EXERCISE BRIEF -> Without including any images, repeat the data exactly.

DATA BLOCK ->
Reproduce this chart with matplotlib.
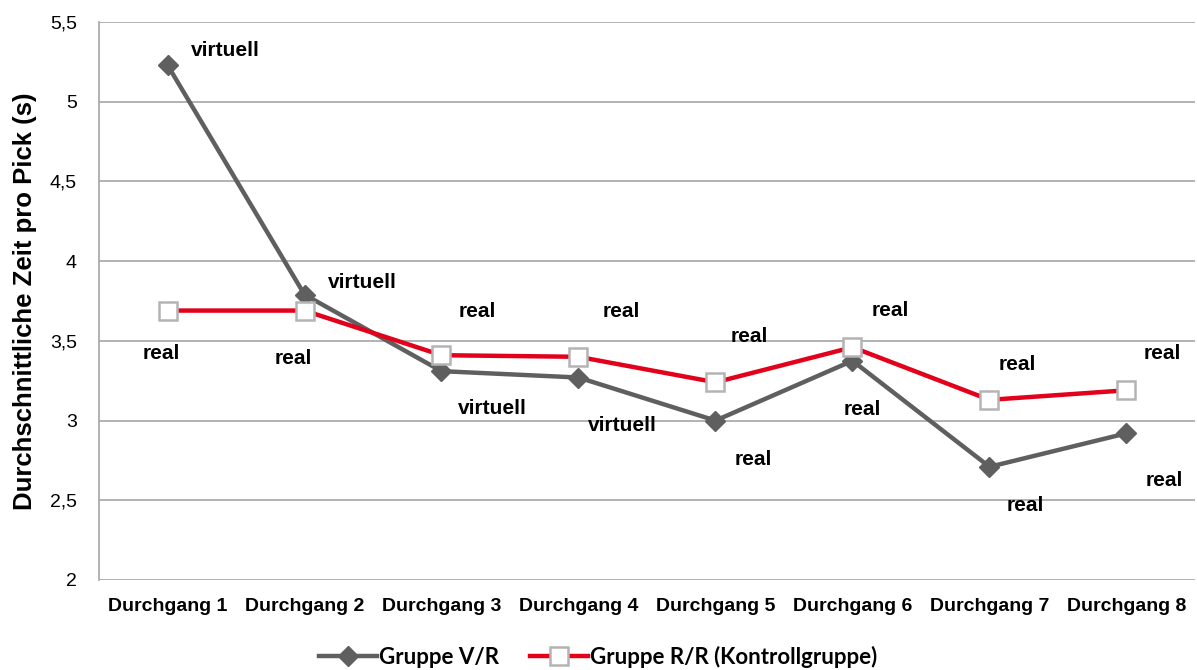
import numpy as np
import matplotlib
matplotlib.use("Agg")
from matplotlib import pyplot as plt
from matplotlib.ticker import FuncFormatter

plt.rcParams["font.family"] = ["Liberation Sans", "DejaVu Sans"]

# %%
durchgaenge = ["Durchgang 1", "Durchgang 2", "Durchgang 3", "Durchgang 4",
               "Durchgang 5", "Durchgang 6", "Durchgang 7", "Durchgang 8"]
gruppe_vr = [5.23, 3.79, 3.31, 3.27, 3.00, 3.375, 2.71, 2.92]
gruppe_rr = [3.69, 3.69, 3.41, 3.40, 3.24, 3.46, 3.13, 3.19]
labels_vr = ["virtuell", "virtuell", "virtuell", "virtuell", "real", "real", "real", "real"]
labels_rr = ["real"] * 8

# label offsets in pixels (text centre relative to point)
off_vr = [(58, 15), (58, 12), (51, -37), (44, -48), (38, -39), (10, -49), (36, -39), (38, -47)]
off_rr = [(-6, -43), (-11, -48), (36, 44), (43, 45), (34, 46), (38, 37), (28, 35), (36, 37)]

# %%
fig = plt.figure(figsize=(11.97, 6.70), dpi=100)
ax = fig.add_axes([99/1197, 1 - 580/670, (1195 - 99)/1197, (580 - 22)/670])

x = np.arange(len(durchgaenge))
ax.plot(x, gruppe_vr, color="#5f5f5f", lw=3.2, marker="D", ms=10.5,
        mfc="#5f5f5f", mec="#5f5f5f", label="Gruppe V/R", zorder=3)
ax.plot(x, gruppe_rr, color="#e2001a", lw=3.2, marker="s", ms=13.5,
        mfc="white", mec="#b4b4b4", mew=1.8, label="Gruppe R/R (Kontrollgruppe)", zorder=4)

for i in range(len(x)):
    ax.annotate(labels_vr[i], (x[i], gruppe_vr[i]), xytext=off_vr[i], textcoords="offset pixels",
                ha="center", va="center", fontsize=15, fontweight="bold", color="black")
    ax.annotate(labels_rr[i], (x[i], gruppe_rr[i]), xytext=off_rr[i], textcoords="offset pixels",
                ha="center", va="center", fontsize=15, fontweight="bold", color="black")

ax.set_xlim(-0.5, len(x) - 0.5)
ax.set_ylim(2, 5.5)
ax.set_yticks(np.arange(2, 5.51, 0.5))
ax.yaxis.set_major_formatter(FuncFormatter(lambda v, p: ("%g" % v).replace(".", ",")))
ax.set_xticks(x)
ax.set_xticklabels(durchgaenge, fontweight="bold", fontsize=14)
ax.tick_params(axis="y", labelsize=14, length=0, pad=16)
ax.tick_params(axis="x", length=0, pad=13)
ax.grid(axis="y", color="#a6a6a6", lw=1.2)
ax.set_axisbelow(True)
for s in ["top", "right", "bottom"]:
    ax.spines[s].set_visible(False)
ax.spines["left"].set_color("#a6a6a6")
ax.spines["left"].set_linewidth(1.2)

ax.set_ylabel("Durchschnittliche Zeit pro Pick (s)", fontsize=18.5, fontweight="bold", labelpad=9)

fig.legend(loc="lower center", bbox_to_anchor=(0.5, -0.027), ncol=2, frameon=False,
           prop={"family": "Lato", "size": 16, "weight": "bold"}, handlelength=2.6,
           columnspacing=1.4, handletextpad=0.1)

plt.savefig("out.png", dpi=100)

RESULT ->
Reproduce this chart with matplotlib.
import numpy as np
import matplotlib
matplotlib.use("Agg")
from matplotlib import pyplot as plt
from matplotlib.ticker import FuncFormatter

plt.rcParams["font.family"] = ["Liberation Sans", "DejaVu Sans"]

# %%
durchgaenge = ["Durchgang 1", "Durchgang 2", "Durchgang 3", "Durchgang 4",
               "Durchgang 5", "Durchgang 6", "Durchgang 7", "Durchgang 8"]
gruppe_vr = [5.23, 3.79, 3.31, 3.27, 3.00, 3.375, 2.71, 2.92]
gruppe_rr = [3.69, 3.69, 3.41, 3.40, 3.24, 3.46, 3.13, 3.19]
labels_vr = ["virtuell", "virtuell", "virtuell", "virtuell", "real", "real", "real", "real"]
labels_rr = ["real"] * 8

# label offsets in pixels (text centre relative to point)
off_vr = [(58, 15), (58, 12), (51, -37), (44, -48), (38, -39), (10, -49), (36, -39), (38, -47)]
off_rr = [(-6, -43), (-11, -48), (36, 44), (43, 45), (34, 46), (38, 37), (28, 35), (36, 37)]

# %%
fig = plt.figure(figsize=(11.97, 6.70), dpi=100)
ax = fig.add_axes([99/1197, 1 - 580/670, (1195 - 99)/1197, (580 - 22)/670])

x = np.arange(len(durchgaenge))
ax.plot(x, gruppe_vr, color="#5f5f5f", lw=3.2, marker="D", ms=10.5,
        mfc="#5f5f5f", mec="#5f5f5f", label="Gruppe V/R", zorder=3)
ax.plot(x, gruppe_rr, color="#e2001a", lw=3.2, marker="s", ms=13.5,
        mfc="white", mec="#b4b4b4", mew=1.8, label="Gruppe R/R (Kontrollgruppe)", zorder=4)

for i in range(len(x)):
    ax.annotate(labels_vr[i], (x[i], gruppe_vr[i]), xytext=off_vr[i], textcoords="offset pixels",
                ha="center", va="center", fontsize=15, fontweight="bold", color="black")
    ax.annotate(labels_rr[i], (x[i], gruppe_rr[i]), xytext=off_rr[i], textcoords="offset pixels",
                ha="center", va="center", fontsize=15, fontweight="bold", color="black")

ax.set_xlim(-0.5, len(x) - 0.5)
ax.set_ylim(2, 5.5)
ax.set_yticks(np.arange(2, 5.51, 0.5))
ax.yaxis.set_major_formatter(FuncFormatter(lambda v, p: ("%g" % v).replace(".", ",")))
ax.set_xticks(x)
ax.set_xticklabels(durchgaenge, fontweight="bold", fontsize=14)
ax.tick_params(axis="y", labelsize=14, length=0, pad=16)
ax.tick_params(axis="x", length=0, pad=13)
ax.grid(axis="y", color="#a6a6a6", lw=1.2)
ax.set_axisbelow(True)
for s in ["top", "right", "bottom"]:
    ax.spines[s].set_visible(False)
ax.spines["left"].set_color("#a6a6a6")
ax.spines["left"].set_linewidth(1.2)

ax.set_ylabel("Durchschnittliche Zeit pro Pick (s)", fontsize=18.5, fontweight="bold", labelpad=9)

fig.legend(loc="lower center", bbox_to_anchor=(0.5, -0.027), ncol=2, frameon=False,
           prop={"family": "Lato", "size": 16, "weight": "bold"}, handlelength=2.6,
           columnspacing=1.4, handletextpad=0.1)

plt.savefig("out.png", dpi=100)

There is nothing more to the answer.